16.Verder heeft eiser aangevoerd dat verweerder niet inzichtelijk heeft gemaakt hoe de waarde van de referentiewoningen op de waardepeildatum tot stand is gekomen. Niet inzichtelijk is gemaakt op welke gegevens de indexering is gebaseerd en welke indexering verweerder heeft toegepast. Ter zitting heeft eiser er daarbij op gewezen dat de referentiewoning [adres 6] , die ongeveer 7,5 maanden voor de waardepeildatum is verkocht is geïndexeerd met € 12.500,- (een indexeringspercentage van 0,72% per maand) en dat de referentiewoning [locatie] die 9,5 maand na de waardepeildatum is verkocht is geïndexeerd met € 12.000,- (een indexeringspercentage van 0,53% per maand). Verweerder heeft geen verklaring gegeven voor dit verschil. Naar het oordeel van de rechtbank is hierbij zonder nadere onderbouwing door verweerder niet inzichtelijk hoe de verkoopprijzen zijn geïndexeerd naar een waarde op de waardepeildatum. Verweerder heeft daarom niet aannemelijk gemaakt dat hij de waarde van de referentiewoningen op de waardepeildatum op juiste wijze heeft vastgesteld. Om die reden kan ook de waardeverhouding tussen de referentiewoningen en de woning niet beoordeeld worden. De rechtbank concludeert daarom dat verweerder niet aan de gestelde bewijslast heeft voldaan om aannemelijk te maken dat € 252.000,- als waarde van de woning niet te hoog is vastgesteld.

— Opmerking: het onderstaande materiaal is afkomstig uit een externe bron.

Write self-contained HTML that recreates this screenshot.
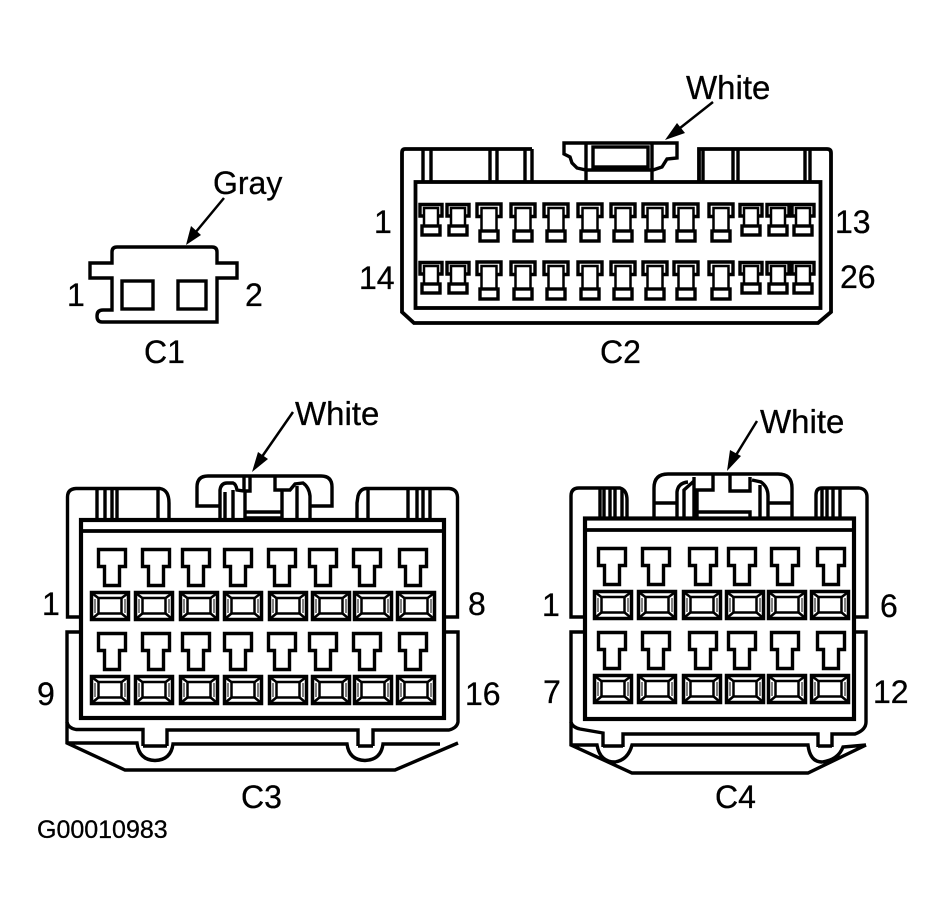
<!DOCTYPE html>
<html><head><meta charset="utf-8"><style>
html,body{margin:0;padding:0;background:#fff}
svg{display:block}
text{font-family:"Liberation Sans",Arial,sans-serif;font-size:32px;fill:#000;stroke:#000;stroke-width:.3}
.l{fill:none;stroke:#000;stroke-width:3.4;stroke-linejoin:miter}
.w{fill:#fff;stroke:#000;stroke-width:3.4}
.t{fill:none;stroke:#000;stroke-width:2.5}
</style></head><body>
<svg xmlns="http://www.w3.org/2000/svg" width="944" height="913" viewBox="0 0 944 913">
<defs>
<g id="s"><path class="l" d="M-6,216H-11V204.500H11V216H6"/><path class="t" d="M-7,226V208H7V226"/><rect class="w" x="-9" y="226" width="18" height="9"/></g>
<g id="b"><path class="l" d="M-7,216.500H-12V204H12V216.500H7"/><path class="t" d="M-7.500,231V208H7.500V231"/><rect class="w" x="-9" y="231" width="18" height="10"/></g>
<g id="T"><path class="w" d="M-13.500,0H13.500V17H7.500V36H-7.500V17H-13.500Z"/></g>
<g id="B"><rect x="1.500" y="1.500" width="37" height="27" fill="#fff" stroke="#000" stroke-width="3.500"/>
<path d="M3,3L9,7.500M37,3L31,7.500M3,27L9,22M37,27L31,22" stroke="#000" stroke-width="2.500"/>
<path d="M5,8V22M35,8V22" stroke="#000" stroke-width="1"/>
<rect x="8.500" y="7" width="23" height="15.500" fill="#fff" stroke="#000" stroke-width="2.500"/></g>
</defs>

<!-- C1 -->
<path class="l" d="M112,263V252Q112,247 117,247H212Q217,247 217,252V263H237V278H217V322H102Q97,322 97,316Q97,310 103,310H112V278H90V263Z"/>
<rect class="l" x="122" y="281" width="31" height="28"/>
<rect class="l" x="178" y="281" width="28" height="28"/>
<path d="M224,198L195,233" class="l" style="stroke-width:2.500"/><path d="M186,245L191,226L201,235Z"/>

<!-- C2 -->
<path class="l" d="M532,149H405Q402,149 402,153V312L414,323H818L831,312V153Q831,149 827,149H699V182" style="stroke-width:3.800"/>
<rect class="l" x="415.500" y="182" width="405" height="126" style="stroke-width:3.800"/>
<path class="l" d="M423,149V182M431,149V182M490,149V182M497,149V182M525,149V182M532,149V182M703,149V182M733,149V182M738,149V182M805,149V182M810,149V182"/>
<path class="l" d="M652,143H564V154L570,157L572,163L577,168L586,170H653L662,167L667,159L677,158V143H652M586,143V182M652,143V182"/>
<rect class="l" x="593" y="147" width="55" height="20"/>
<use href="#s" x="431"/><use href="#s" x="458"/><use href="#b" x="489"/><use href="#b" x="523"/><use href="#b" x="556"/><use href="#b" x="590"/><use href="#b" x="623"/><use href="#b" x="655"/><use href="#b" x="686"/><use href="#b" x="721"/><use href="#s" x="751"/><use href="#s" x="778"/><use href="#s" x="803"/>
<g transform="translate(0,58)"><use href="#s" x="431"/><use href="#s" x="458"/><use href="#b" x="489"/><use href="#b" x="523"/><use href="#b" x="556"/><use href="#b" x="590"/><use href="#b" x="623"/><use href="#b" x="655"/><use href="#b" x="686"/><use href="#b" x="721"/><use href="#s" x="751"/><use href="#s" x="778"/><use href="#s" x="803"/></g>
<path d="M713,102L675,132" class="l" style="stroke-width:2.500"/><path d="M665,140L677,123L685,133Z"/>

<!-- C3 -->
<path class="l" d="M80,617H67.500V497Q67.500,489 76,488.500H160Q169,490 169,503V520M357,520V503L358,496Q360,489 366,488.500H449Q457,489 457.500,497V617H444"/>
<path class="l" d="M80,632H67V722Q68,728 76,729.500H143V746M167,746V730H358V746M373,746V730H449Q457,728 458,722V632H444"/>
<path class="l" d="M67,722V743L125,770H395L458,743M67,743H137Q139,760 155,760.500Q171,760 173,744H347Q349,760 365,760.500Q381,760 383,744H440M143,746H167M358,746H373"/>
<path class="l" d="M97,488V520M105,488V520M112,488V520M117,488V520M158,488V520M368,488V520M408,488V520M417,488V520M423,488V520M430,488V520"/>
<rect class="l" x="81" y="520" width="363" height="198" style="stroke-width:4.200"/>
<path class="l" d="M81,531H444" style="stroke-width:3.800"/>
<path class="l" d="M220,506H197V487Q197,476 208,476H321Q332,476 332,487V506H310M220,520V490Q221,483 227,483H233Q236,484 237,490L244,491V476M250,476V491H245V518M245,512H282V490H290L295,484L303,483Q309,487 310,496V520M275,476V490H282M225,492V520M233,490V520M297,486V520M282,512V520M245,518H282" />
<path d="M293,412L259,461" class="l" style="stroke-width:2.500"/><path d="M252,472L258,452L268,459Z"/>
<g id="c3">
<use href="#T" x="112" y="549.500"/><use href="#T" x="156" y="549.500"/><use href="#T" x="196" y="549.500"/><use href="#T" x="238" y="549.500"/><use href="#T" x="282" y="549.500"/><use href="#T" x="323" y="549.500"/><use href="#T" x="367" y="549.500"/><use href="#T" x="413" y="549.500"/>
<use href="#B" x="90" y="591"/><use href="#B" x="134" y="591"/><use href="#B" x="179" y="591"/><use href="#B" x="223" y="591"/><use href="#B" x="268" y="591"/><use href="#B" x="311" y="591"/><use href="#B" x="353" y="591"/><use href="#B" x="396" y="591"/>
</g>
<use href="#c3" y="84"/>

<!-- C4 -->
<path class="l" d="M585,617H571V496Q571,488 579,488H620Q627,490 627,500V518M816,518V495Q816,488 822,488H859Q867,489 867,497V617H854"/>
<path class="l" d="M585,632H571V722Q572,727 580,729L603,733V747M623,747V734H818V747M832,747V734H855Q866,730 866,722V632H854"/>
<path class="l" d="M571,722V745L632,773H808L866,745M571,745H597Q600,762 615,762Q628,760 632,745H808Q810,762 822,762Q838,760 843,747L866,745M603,746H623M818,746H832"/>
<path class="l" d="M600,488V518M604,488V518M610,488V518M615,488V518M622,488V518M822,488V518M827,488V518M833,488V518M840,488V518"/>
<rect class="l" x="585" y="518.500" width="269" height="200.500" style="stroke-width:4.200"/>
<path class="l" d="M585,530H854" style="stroke-width:3.800"/>
<path class="l" d="M654,518V488Q654,474 668,474H778Q792,474 792,488V518M654,503H677M768,503H792M677,518V492Q678,483 688,482M684,518V490L694,481M694,477V518M713,474V490H697V518M697,512H750V518M730,474V491H750V477M752,480L761,482Q768,487 768,496V518M760,485V518"/>
<path d="M757,421L733,460" class="l" style="stroke-width:2.500"/><path d="M727,471L730,450L741,456Z"/>
<g id="c4">
<use href="#T" x="612" y="548.500"/><use href="#T" x="656" y="548.500"/><use href="#T" x="703" y="548.500"/><use href="#T" x="742" y="548.500"/><use href="#T" x="785" y="548.500"/><use href="#T" x="831" y="548.500"/>
<use href="#B" x="593" y="590"/><use href="#B" x="637" y="590"/><use href="#B" x="682" y="590"/><use href="#B" x="725" y="590"/><use href="#B" x="767" y="590"/><use href="#B" x="810" y="590"/>
</g>
<use href="#c4" y="84"/>

<!-- Labels -->
<text x="213" y="194">Gray</text>
<text x="686" y="99" style="font-size:33px">White</text>
<text x="295" y="425" style="font-size:33px">White</text>
<text x="760" y="433" style="font-size:33px">White</text>
<text x="67" y="306">1</text><text x="245" y="306">2</text><text x="144" y="363">C1</text>
<text x="374" y="233">1</text><text x="835" y="233">13</text><text x="359" y="289">14</text><text x="840" y="288">26</text><text x="600" y="363">C2</text>
<text x="42" y="615">1</text><text x="468" y="615">8</text><text x="37" y="705">9</text><text x="465" y="705">16</text><text x="241" y="808">C3</text>
<text x="542" y="616">1</text><text x="880" y="617">6</text><text x="543" y="703">7</text><text x="873" y="703">12</text><text x="715" y="808">C4</text>
<text x="37" y="838" style="font-size:25px">G00010983</text>
</svg>
</body></html>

17.De rechtbank moet vervolgens beoordelen of eiser de door hem voorgestane waarde aannemelijk maakt. Eiser heeft zijn stelling dat de waarde vastgesteld moet worden op € 226.000,- op geen enkele wijze nader onderbouwd. Eiser heeft die waarde daarom niet aannemelijk gemaakt.
18.Partijen hebben de waardes die zij voorstaan beide niet aannemelijk gemaakt. Rekening houdend met alle feiten en omstandigheden zal de rechtbank de waarde schattenderwijs vaststellen op € 239.000,-. Verweerder zal worden opgedragen de betreffende aanslag OZB overeenkomstig deze waarde te verminderen.
19.Omdat de rechtbank het beroep gegrond verklaart, bepaalt de rechtbank dat verweerder aan eiser het door hem betaalde griffierecht vergoedt.
20.De rechtbank veroordeelt verweerder in de door eiser gemaakte proceskosten. Deze kosten stelt de rechtbank op grond van het Besluit proceskosten bestuursrecht (Bpb) voor de door een derde beroepsmatig verleende rechtsbijstand vast op € 1.598,- (1 punt voor het indienen van het bezwaarschrift en 1 punt voor de hoorzitting met een waarde per punt van € 265,- en 1 punt voor het indienen van het beroepschrift en 1 punt voor het verschijnen op de zitting met een waarde per punt van € 534,-, met wegingsfactor 1).